General structuring of financing
Choice of law
What territory’s law typically governs the transaction agreements? Will courts in your jurisdiction recognise a choice of foreign law or a judgment from a foreign jurisdiction?
In terms of a financing transaction in which the financing will be provided in Japan, financing agreements are typically governed by Japanese law. The governing law of collateral agreements is determined based on several factors, such as location of the collateral and governing law of the underlying assets. Japanese law does not have any exclusive jurisdiction over matters in this context other than security created over assets located in Japan or receivables governed by Japanese law, and parties are otherwise free to agree on what governing law should apply.

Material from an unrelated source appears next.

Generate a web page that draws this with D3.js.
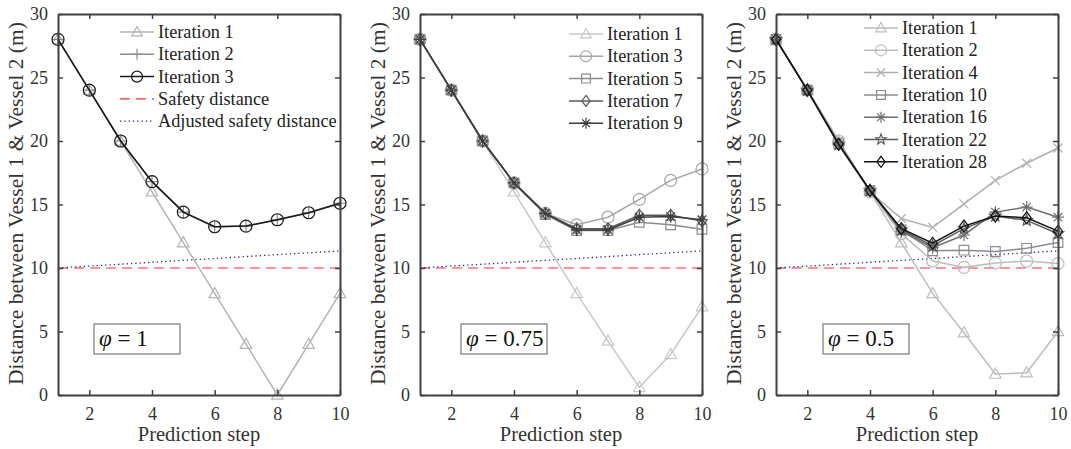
<!DOCTYPE html>
<html>
<head>
<meta charset="utf-8">
<script src="https://cdn.jsdelivr.net/npm/d3@7"></script>
<style>
  body { margin: 0; background: #fff; }
  svg text { font-family: "Liberation Serif", "Times New Roman", serif; }
</style>
</head>
<body>
<svg id="chart" width="1071" height="449"></svg>
<script>
// shared data
var steps = [1, 2, 3, 4, 5, 6, 7, 8, 9, 10];
var yTicks = [0, 5, 10, 15, 20, 25, 30];
var xTicks = [2, 4, 6, 8, 10];
var safety = [10, 10, 10, 10, 10, 10, 10, 10, 10, 10];
var adjusted = [10, 10.15, 10.3, 10.45, 10.6, 10.75, 10.9, 11.05, 11.2, 11.35];

// panel 1 (phi = 1)
var p1Labels = ["Iteration 1", "Iteration 2", "Iteration 3"];
var p1Iter1 = [28, 24, 20, 16, 12, 8, 4, 0, 4, 8];
var p1Iter2 = [28, 24, 20, 16.8, 14.4, 13.25, 13.3, 13.8, 14.35, 15.1];
var p1Iter3 = [28, 24, 20, 16.8, 14.4, 13.25, 13.3, 13.8, 14.35, 15.1];

// panel 2 (phi = 0.75)
var p2Labels = ["Iteration 1", "Iteration 3", "Iteration 5", "Iteration 7", "Iteration 9"];
var p2Iter1 = [28, 24, 20, 16, 12, 8, 4.25, 0.6, 3.2, 6.95];
var p2Iter3 = [28, 24, 20, 16.7, 14.3, 13.4, 14.0, 15.4, 16.9, 17.8];
var p2Iter5 = [28, 24, 20, 16.7, 14.2, 12.95, 12.95, 13.6, 13.4, 13.05];
var p2Iter7 = [28, 24, 20, 16.7, 14.3, 13.1, 13.1, 14.15, 14.15, 13.7];
var p2Iter9 = [28, 24, 20, 16.7, 14.3, 13.0, 13.0, 14.0, 14.05, 13.8];

// panel 3 (phi = 0.5)
var p3Labels = ["Iteration 1", "Iteration 2", "Iteration 4", "Iteration 10", "Iteration 16", "Iteration 22", "Iteration 28"];
var p3Iter1 = [28, 24, 20, 16, 12, 8, 4.9, 1.65, 1.75, 5.0];
var p3Iter2 = [28, 24, 20, 16, 12.7, 10.55, 10.05, 10.4, 10.55, 10.35];
var p3Iter4 = [28, 24, 20, 16, 13.9, 13.2, 15.05, 16.9, 18.25, 19.45];
var p3Iter10 = [28, 24, 19.8, 16.1, 13.0, 11.35, 11.4, 11.3, 11.55, 12.0];
var p3Iter16 = [28, 24, 19.7, 16.1, 12.9, 11.6, 12.6, 14.4, 14.8, 14.0];
var p3Iter22 = [28, 24, 19.7, 16.1, 13.0, 11.75, 13.1, 14.1, 13.75, 12.7];
var p3Iter28 = [28, 24, 19.75, 16.1, 13.1, 11.95, 13.3, 14.1, 13.95, 12.9];

var panels = [
  { left: 58, legendX: 62, legendY: 32, boxX: 36, phi: "1", labels: p1Labels,
    series: [p1Iter1, p1Iter2, p1Iter3],
    markers: ["triangle", "plus", "circle"],
    colors: ["#b4b4b4", "#8c8c8c", "#1a1a1a"],
    extra: true },
  { left: 420, legendX: 149, legendY: 34, boxX: 41, phi: "0.75", labels: p2Labels,
    series: [p2Iter1, p2Iter3, p2Iter5, p2Iter7, p2Iter9],
    markers: ["triangle", "circle", "square", "diamond", "asterisk"],
    colors: ["#c8c8c8", "#a6a6a6", "#8c8c8c", "#5a5a5a", "#3c3c3c"] },
  { left: 776, legendX: 88, legendY: 28, boxX: 47, phi: "0.5", labels: p3Labels,
    series: [p3Iter1, p3Iter2, p3Iter4, p3Iter10, p3Iter16, p3Iter22, p3Iter28],
    markers: ["triangle", "circle", "x", "square", "asterisk", "star", "diamond"],
    colors: ["#bdbdbd", "#bdbdbd", "#b0b0b0", "#8c8c8c", "#707070", "#5c5c5c", "#111111"] }
];

var plotTop = 14, plotH = 381, plotW = 282;
var axisColor = "#404040";
var serif = "'Liberation Serif', 'Times New Roman', serif";
var svg = d3.select("#chart");

// marker path around 0,0
function markerPath(type, r) {
  var p = d3.path();
  if (type === "triangle") {
    p.moveTo(0, -r); p.lineTo(r * 0.95, r * 0.7); p.lineTo(-r * 0.95, r * 0.7); p.closePath();
  } else if (type === "circle") {
    p.moveTo(r, 0);
    p.arc(0, 0, r, 0, 2 * Math.PI);
  } else if (type === "square") {
    var s = r * 0.8;
    p.rect(-s, -s, 2 * s, 2 * s);
  } else if (type === "diamond") {
    p.moveTo(0, -r); p.lineTo(r * 0.75, 0); p.lineTo(0, r); p.lineTo(-r * 0.75, 0); p.closePath();
  } else if (type === "plus") {
    p.moveTo(-r, 0); p.lineTo(r, 0); p.moveTo(0, -r); p.lineTo(0, r);
  } else if (type === "x") {
    var a = r * 0.75;
    p.moveTo(-a, -a); p.lineTo(a, a); p.moveTo(-a, a); p.lineTo(a, -a);
  } else if (type === "asterisk") {
    var b = r * 0.7;
    p.moveTo(-r, 0); p.lineTo(r, 0); p.moveTo(0, -r); p.lineTo(0, r);
    p.moveTo(-b, -b); p.lineTo(b, b); p.moveTo(-b, b); p.lineTo(b, -b);
  } else if (type === "star") {
    for (var i = 0; i < 10; i++) {
      var ang = -Math.PI / 2 + i * Math.PI / 5;
      var rr = i % 2 === 0 ? r : r * 0.42;
      if (i === 0) p.moveTo(rr * Math.cos(ang), rr * Math.sin(ang));
      else p.lineTo(rr * Math.cos(ang), rr * Math.sin(ang));
    }
    p.closePath();
  }
  return p.toString();
}

panels.forEach(function (pn) {
  var g = svg.append("g").attr("transform", "translate(" + pn.left + "," + plotTop + ")");
  var x = d3.scaleLinear().domain([1, 10]).range([0, plotW]);
  var y = d3.scaleLinear().domain([0, 30]).range([plotH, 0]);

  // reference lines
  var line = d3.line().x((d, i) => x(steps[i])).y(d => y(d));
  g.append("path").datum(safety)
    .attr("d", line).attr("fill", "none")
    .attr("stroke", "#f03030").attr("stroke-width", 1).attr("stroke-dasharray", "10,6");
  g.append("path").datum(adjusted)
    .attr("d", line).attr("fill", "none")
    .attr("stroke", "#2020b0").attr("stroke-width", 1.3).attr("stroke-dasharray", "1.3,3");

  // series
  pn.series.forEach(function (s, k) {
    var c = pn.colors[k];
    g.append("path").datum(s)
      .attr("d", line).attr("fill", "none")
      .attr("stroke", c).attr("stroke-width", 1.5);
    g.selectAll(".m" + k)
      .data(s)
      .enter()
      .append("path")
      .attr("class", "m" + k)
      .attr("transform", (d, i) => "translate(" + x(steps[i]) + "," + y(d) + ")")
      .attr("d", markerPath(pn.markers[k], 6))
      .attr("fill", "none")
      .attr("stroke", c)
      .attr("stroke-width", 1.2);
  });

  // axes box with inward ticks
  var xb = d3.axisBottom(x).tickValues(xTicks).tickSizeInner(-5).tickSizeOuter(0).tickPadding(12);
  var xt = d3.axisTop(x).tickValues(xTicks).tickSizeInner(-5).tickSizeOuter(0).tickFormat("");
  var yl = d3.axisLeft(y).tickValues(yTicks).tickSizeInner(-5).tickSizeOuter(0).tickPadding(10);
  var yr = d3.axisRight(y).tickValues(yTicks).tickSizeInner(-5).tickSizeOuter(0).tickFormat("");
  [
    g.append("g").attr("transform", "translate(0," + plotH + ")").call(xb),
    g.append("g").call(xt),
    g.append("g").call(yl),
    g.append("g").attr("transform", "translate(" + plotW + ",0)").call(yr)
  ].forEach(function (a) {
    a.attr("font-family", serif).attr("font-size", 18);
    a.select(".domain").attr("stroke", axisColor).attr("stroke-width", 2);
    a.selectAll(".tick line").attr("stroke", axisColor).attr("stroke-width", 1.5);
    a.selectAll(".tick text").attr("fill", "#333");
  });

  // axis labels
  g.append("text")
    .attr("x", plotW / 2).attr("y", plotH + 46)
    .attr("text-anchor", "middle").attr("fill", "#333")
    .attr("font-family", serif).attr("font-size", 20.5)
    .text("Prediction step");
  g.append("text")
    .attr("transform", "translate(-35," + (plotH / 2 - 1) + ") rotate(-90)")
    .attr("text-anchor", "middle").attr("fill", "#333")
    .attr("font-family", serif).attr("font-size", 21.5)
    .text("Distance between Vessel 1 & Vessel 2 (m)");

  // legend
  var entries = pn.labels.map(function (lab, k) {
    return { label: lab, color: pn.colors[k], marker: pn.markers[k] };
  });
  if (pn.extra) {
    entries.push({ label: "Safety distance", color: "#f03030", dash: "10,6" });
    entries.push({ label: "Adjusted safety distance", color: "#2020b0", dash: "1.3,3" });
  }
  var lg = g.append("g").attr("transform", "translate(" + pn.legendX + "," + (pn.legendY - plotTop) + ")");
  entries.forEach(function (e, k) {
    var row = lg.append("g").attr("transform", "translate(0," + (k * 22.3) + ")");
    row.append("line").attr("x1", 0).attr("x2", 34).attr("y1", 0).attr("y2", 0)
      .attr("stroke", e.color).attr("stroke-width", e.dash ? 1.3 : 1.5)
      .attr("stroke-dasharray", e.dash || null);
    if (e.marker) {
      row.append("path").attr("transform", "translate(17,0)")
        .attr("d", markerPath(e.marker, 5.5))
        .attr("fill", "none").attr("stroke", e.color).attr("stroke-width", 1.2);
    }
    row.append("text").attr("x", 38).attr("y", 6)
      .attr("fill", "#222").attr("font-family", serif).attr("font-size", 18.3)
      .text(e.label);
  });

  // phi annotation box
  var bx = g.append("g").attr("transform", "translate(" + pn.boxX + "," + (324 - plotTop) + ")");
  bx.append("rect").attr("width", 86).attr("height", 30)
    .attr("fill", "#fff").attr("stroke", "#777").attr("stroke-width", 1.2);
  var t = bx.append("text").attr("x", 5).attr("y", 22)
    .attr("fill", "#111").attr("font-family", serif).attr("font-size", 23);
  t.append("tspan").attr("font-style", "italic").text("\u03C6");
  t.append("tspan").text(" = " + pn.phi);
});
</script>
</body>
</html>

A court will recognise a choice of foreign law to the extent that its application will not violate the Japanese doctrines of public policy or good morals. Notwithstanding the above, regardless of the choice of governing law, certain Japanese laws will have mandatory application with respect to Japanese entities (eg, Japanese insolvency laws and the Foreign Exchange and Foreign Trade Act).
A final, conclusive and unsatisfied judgment of the courts of a foreign jurisdiction would be permitted to be enforced in Japan, provided that the requirements of article 118 of the Code of Civil Procedure are met and, in particular, that:
- no applicable law or treaty denies subject matter jurisdiction to the court that rendered the relevant judgment;
- in the event that the debtor did not appear to defend the relevant suit, action or procedure, the debtor was personally served with a summons commencing the action while within the jurisdiction of the relevant court, under Japanese concepts, or process was served on the debtor in Japan with the assistance of the judicial authorities of Japan;
- recognition of the relevant judgment is not contrary to public policy or good morals as applied in Japan; and
- reciprocity exists at such time as to the recognition by the courts of the foreign jurisdiction of final and conclusive judgments obtained in the courts of Japan.
Restrictions on cross-border acquisitions and lending
Does the legal and regulatory regime in your jurisdiction restrict acquisitions by foreign entities? Are there any restrictions on cross-border lending?
Yes. Inward foreign direct investment is restricted in many jurisdictions and Japan is no exception. First, for reasons of national security and public safety, certain maximum foreign ownership restrictions may apply to foreign investments exceeding certain thresholds (broadly speaking, up to one-third or one-fifth ownership interest in the relevant company) in limited industry sectors (eg, telecommunications, airlines and broadcasting).
As well as the industry-specific regulations, the regulations under the Foreign Exchange and Foreign Trade Act will broadly apply to investments by a foreign investor in a Japanese company.
Cross-border lending to a Japanese company is restricted. Only banks licensed in Japan (including Japanese branches of foreign banks) or registered money-lending business operators are permitted to arrange or extend loans in Japan as a business.
Types of debt
What are the typical debt components of acquisition financing in your jurisdiction? Does acquisition financing typically include subordinated debt or just senior debt?
While it varies from transaction to transaction, typically between 60 and 70 per cent of the cost of an acquisition takes the form of a long-term senior loan, with the remaining portion being funded by equity. In large transactions, when the senior loan is not sufficient to fully finance the acquisition, mezzanine finance is often used to bridge the gap. Such mezzanine finance is typically provided in the form of a subordinated loan or preferred shares. In addition, a revolving working capital facility is commonly provided by the senior lenders, and sometimes other specific facilities, such as an acquisition facility or capex facility, are also provided as senior debt. In Japan, bonds are not commonly used in acquisition finance transactions.
Are there rules requiring certainty of financing for acquisitions of public companies? Have ‘certain funds’ provisions become market practice in other transactions where not required?
In Japan, there is no requirement for ‘certain funds’ in acquisition finance transactions relating to public companies. However, a bidder is required to demonstrate that it has sufficient funds to settle the takeover bid (TOB). This disclosure document is required to be attached to the TOB registration. Where the TOB is financed by debt, the financial institutions providing the loan will provide a certificate of funds, which will include a description of any conditions attaching to their obligation to lend. This is so that existing shareholders can understand the conditionality of any such financing.
Notwithstanding the above, ‘certain funds’ provisions are becoming more common in Japan, not only in connection with the acquisition of public companies, but also for the acquisition of private companies. This is especially true for cross-border transactions documented in English.
Restrictions on use of proceeds
Are there any restrictions on the borrower’s use of proceeds from loans or debt securities?
In Japan, there are no legislative restrictions on the borrower’s use of proceeds from loans or debt securities.
What kind of indemnities would customarily be provided by the borrower to lenders in connection with a financing?
Borrowers in Japanese acquisition finance transactions are typically expected to indemnify the lenders against any losses incurred in connection with a breach of:
- representations and warranties;
- undertakings or other events of default;
- break costs;
- increased costs;
- taxes; or
- any required currency conversions.